Committee Ignores Impassioned Pleas of Miracle on the Hudson Crew; Amendment Barely Passes on Straight Party Line Vote

Buffalo, New York – June 30, 2017 – The ‘Families of Continental Flight 3407’ reacted strongly on Thursday to the narrow passage of an amendment to the Commerce Committee’s FAA Reauthorization Bill that would significantly weaken the stronger regional airline pilot experience requirements unanimously passed by Congress in 2010 and finalized by the FAA in 2013. The safety provision in question was part of a comprehensive package of safety reforms implemented by the FAA in the wake of the 2009 crash of Flight 3407 outside of Buffalo, New York, that have resulted in over eight consecutive years of zero fatalities on US commercial planes, the longest such period in U.S. aviation history by over three times.

“It was extremely disappointing for us to watch the events of this week unfold, but along with Sully, Skiles, and anyone else who puts safety first across this country, we remain as committed as ever to fighting to ensure that this dangerous language does not make its way into law,” stated Scott Maurer of Palmetto, Florida who lost his thirty-year-old daughter Lorin. “When we first came to Washington in 2009, our efforts were caught in the cross-fire of Senator Corker and Congressman Oberstar vigorously disagreeing on a FedEx versus UPS issue, and a host of Senators quarreling over slots at Reagan National Airport. Clearly, the fight to ensure that every passenger boarding a regional airplane receives the same commitment to, and investment in, safety as one boarding a mainline carrier is a much more life-or-death battle to fight, and if it takes another twenty-one extensions to do that, I stand ready to do so in memory of my daughter and everyone else needlessly lost of that flight.”

The amendment passed on a 14-13 straight party line vote, and the family group criticized the senators voting on it for ignoring the powerful testimony of Captain Sully Sullenberger at a committee hearing back in 2015, as well as numerous meetings and phone calls conducted by Sullenberger and his first officer, Jeff Skiles, in the days leading up to the vote.

“Although this language includes seemingly innocuous words like ‘disciplined’ and ‘structured,’ and was presented as being a ‘narrow’ and ‘modest’ modification to the existing requirement, from where we sit it couldn’t be any broader or more vague, which is deeply concerning to us,” declared John Kausner, of Clarence Center, New York, who lost his twenty-four-year-old daughter Elly when the plane crashed less than a mile from their family home. “Congress and the FAA originally modeled this pilot qualifications provision in a way that enhanced both the quantity AND the quality of the preparation a regional airline first officer receives prior to being hired for his or her first commercial airline job, something that the cockpit voice recorder clearly revealed was necessary in the case of Flight 3407. It also incentivized the gold standard pilot training pathways offered by the military and aviation programs offered by accredited two- and four-year colleges and universities, which this measure unwisely seeks to undo. The captain of Flight 3407 was hired for his first job by regional carrier Gulfstream Airways with only 618 hours, and proceeded to struggle to pass check rides and proficiency checks throughout his entire career. Had these requirements been in place at the time, we feel strongly that it is very likely that he never would have made it into the Part 121 sector in the first place, and that our loved ones would still be here today.”
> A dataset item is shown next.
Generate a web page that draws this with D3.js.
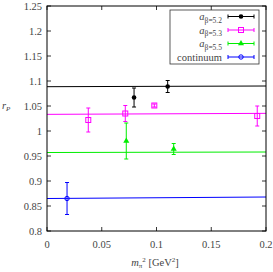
<!DOCTYPE html>
<html>
<head>
<meta charset="utf-8">
<script src="https://cdn.jsdelivr.net/npm/d3@7"></script>
<style>
  body { margin: 0; background: #fff; }
</style>
</head>
<body>
<div id="chart"></div>
<script>
// data
const xTicks = [0, 0.05, 0.1, 0.15, 0.2];
const yTicks = [0.8, 0.85, 0.9, 0.95, 1, 1.05, 1.1, 1.15, 1.2, 1.25];

const seriesNames = ["5.2", "5.3", "5.5", "continuum"];
const seriesColors = ["#000000", "#ff00ff", "#00ee00", "#0000ff"];
const seriesMarkers = ["circle", "square", "triangle", "ocircle"];

const b52X = [0.0795, 0.1102];
const b52Y = [1.067, 1.089];
const b52Err = [0.019, 0.012];

const b53X = [0.0377, 0.0715, 0.098, 0.192];
const b53Y = [1.022, 1.035, 1.051, 1.030];
const b53Err = [0.024, 0.016, 0.003, 0.02];

const b55X = [0.0724, 0.1157];
const b55Y = [0.98, 0.964];
const b55Err = [0.036, 0.011];

const contX = [0.0183];
const contY = [0.865];
const contErr = [0.032];

// fit lines: intercept and slope
const fitIntercept = [1.0886, 1.0333, 0.957, 0.865];
const fitSlope = [0.007, 0.01, 0.005, 0.015];

const pts = [
  [b52X, b52Y, b52Err],
  [b53X, b53Y, b53Err],
  [b55X, b55Y, b55Err],
  [contX, contY, contErr]
];

const W = 273, H = 272;
const margin = {left: 47, right: 7, top: 6, bottom: 41};
const serif = '"Liberation Serif", "DejaVu Serif", serif';

const svg = d3.select('#chart').append('svg')
  .attr('width', W).attr('height', H)
  .attr('font-family', serif);

const x = d3.scaleLinear().domain([0, 0.2]).range([margin.left, W - margin.right]);
const y = d3.scaleLinear().domain([0.8, 1.25]).range([H - margin.bottom, margin.top]);

const tickCol = "#444";

// ticks, inside, on all four sides
const tickLen = 4;
let g = svg.append('g').attr('stroke', '#000').attr('stroke-width', 0.8);
xTicks.forEach(t => {
  g.append('line').attr('x1', x(t)).attr('x2', x(t)).attr('y1', y(0.8)).attr('y2', y(0.8) - tickLen);
  g.append('line').attr('x1', x(t)).attr('x2', x(t)).attr('y1', y(1.25)).attr('y2', y(1.25) + tickLen);
});
yTicks.forEach(t => {
  g.append('line').attr('x1', x(0)).attr('x2', x(0) + tickLen).attr('y1', y(t)).attr('y2', y(t));
  g.append('line').attr('x1', x(0.2)).attr('x2', x(0.2) - tickLen).attr('y1', y(t)).attr('y2', y(t));
});

// tick labels
svg.append('g').selectAll('text').data(xTicks).enter().append('text')
  .attr('x', d => x(d)).attr('y', y(0.8) + 17)
  .attr('text-anchor', 'middle').attr('font-size', 10.5).attr('fill', tickCol)
  .attr('font-family', serif)
  .text(d => d);
svg.append('g').selectAll('text').data(yTicks).enter().append('text')
  .attr('x', x(0) - 5).attr('y', d => y(d) + 3.5)
  .attr('text-anchor', 'end').attr('font-size', 10.5).attr('fill', tickCol)
  .attr('font-family', serif)
  .text(d => d);

// fit lines
seriesNames.forEach((n, i) => {
  svg.append('line')
    .attr('x1', x(0)).attr('x2', x(0.2))
    .attr('y1', y(fitIntercept[i])).attr('y2', y(fitIntercept[i] + fitSlope[i] * 0.2))
    .attr('stroke', seriesColors[i]).attr('stroke-width', 1);
});

function marker(sel, type, cx, cy, col) {
  if (type === 'circle') {
    sel.append('circle').attr('cx', cx).attr('cy', cy).attr('r', 2.3).attr('fill', col);
  } else if (type === 'square') {
    sel.append('rect').attr('x', cx - 2.5).attr('y', cy - 2.5).attr('width', 5).attr('height', 5)
      .attr('fill', 'none').attr('stroke', col).attr('stroke-width', 1);
  } else if (type === 'triangle') {
    sel.append('path').attr('d', d3.symbol().type(d3.symbolTriangle).size(16)())
      .attr('transform', 'translate(' + cx + ',' + cy + ')').attr('fill', col);
  } else {
    sel.append('circle').attr('cx', cx).attr('cy', cy).attr('r', 2.2)
      .attr('fill', 'none').attr('stroke', col).attr('stroke-width', 1);
  }
}

// points with error bars
pts.forEach((p, i) => {
  const col = seriesColors[i];
  const gp = svg.append('g').attr('stroke', col).attr('stroke-width', 1);
  p[0].forEach((xv, j) => {
    const cx = x(xv), yv = p[1][j], e = p[2][j];
    gp.append('line').attr('x1', cx).attr('x2', cx).attr('y1', y(yv - e)).attr('y2', y(yv + e));
    gp.append('line').attr('x1', cx - 2).attr('x2', cx + 2).attr('y1', y(yv - e)).attr('y2', y(yv - e));
    gp.append('line').attr('x1', cx - 2).attr('x2', cx + 2).attr('y1', y(yv + e)).attr('y2', y(yv + e));
    marker(svg, seriesMarkers[i], cx, y(yv), col);
  });
});

// frame
svg.append('rect').attr('x', x(0)).attr('y', y(1.25))
  .attr('width', x(0.2) - x(0)).attr('height', y(0.8) - y(1.25))
  .attr('fill', 'none').attr('stroke', '#000').attr('stroke-width', 1);

// legend
const lg = svg.append('g');
lg.append('rect').attr('x', 170).attr('y', 10).attr('width', 89).attr('height', 54)
  .attr('fill', '#fff').attr('stroke', '#333').attr('stroke-width', 0.8);
const rowY = [16.5, 30, 43.5, 57];
seriesNames.forEach((n, i) => {
  const col = seriesColors[i];
  const t = lg.append('text').attr('x', 222).attr('y', rowY[i] + 3.5)
    .attr('text-anchor', 'end').attr('font-size', 10.5).attr('fill', '#444')
    .attr('font-family', serif);
  if (n === 'continuum') {
    t.text('continuum');
  } else {
    t.append('tspan').attr('font-style', 'italic').text('a');
    t.append('tspan').attr('font-size', 7.5).attr('dy', 2.5).text('\u03b2=' + n);
  }
  const gl = lg.append('g').attr('stroke', col).attr('stroke-width', 1);
  gl.append('line').attr('x1', 228).attr('x2', 254).attr('y1', rowY[i]).attr('y2', rowY[i]);
  gl.append('line').attr('x1', 228).attr('x2', 228).attr('y1', rowY[i] - 2).attr('y2', rowY[i] + 2);
  gl.append('line').attr('x1', 254).attr('x2', 254).attr('y1', rowY[i] - 2).attr('y2', rowY[i] + 2);
  marker(lg, seriesMarkers[i], 241, rowY[i], col);
});

// axis labels
const xl = svg.append('text').attr('x', 155).attr('y', 266).attr('text-anchor', 'middle')
  .attr('font-size', 10.5).attr('fill', '#444').attr('font-family', serif);
xl.append('tspan').attr('font-style', 'italic').text('m');
xl.append('tspan').attr('font-size', 7).attr('dy', 2).text('\u03c0');
xl.append('tspan').attr('font-size', 7).attr('dy', -6).text('2');
xl.append('tspan').attr('dy', 4).text(' [GeV');
xl.append('tspan').attr('font-size', 7).attr('dy', -4).text('2');
xl.append('tspan').attr('dy', 4).text(']');

const yl = svg.append('text').attr('x', 2).attr('y', 109).attr('font-size', 10.5)
  .attr('fill', '#444').attr('font-family', serif);
yl.append('tspan').attr('font-style', 'italic').text('r');
yl.append('tspan').attr('font-size', 7).attr('dy', 2).attr('font-style', 'italic').text('P');
</script>
</body>
</html>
The group also praised the steadfast efforts of those senators who diligently fought to defend the safety bill all week and in particular during the mark-up.

“We cannot say thank you enough to those who so vigorously defended the merits of this safety bill and the memory of our loved ones who were tragically lost in a very preventable crash,” stated Karen Eckert, of Williamsville, New York, who lost her sister and noted 9/11 widow and activist Beverly Eckert. “Senators Schumer and Gillibrand have been leading the charge on our behalf from Day One, and we are so appreciative of their unwavering and resolute support. To Senators Nelson, Cantwell, Klobuchar, Blumenthal and everyone else who eloquently stated their case in the name of a true One Level of Safety, our loved ones were looking down and smiling. And I know that my sister Beverly would have been particularly moved by the impassioned arguments made by Senator Duckworth, whose experience a a pilot and courage in overcoming all that she has faced is inspirational to all.”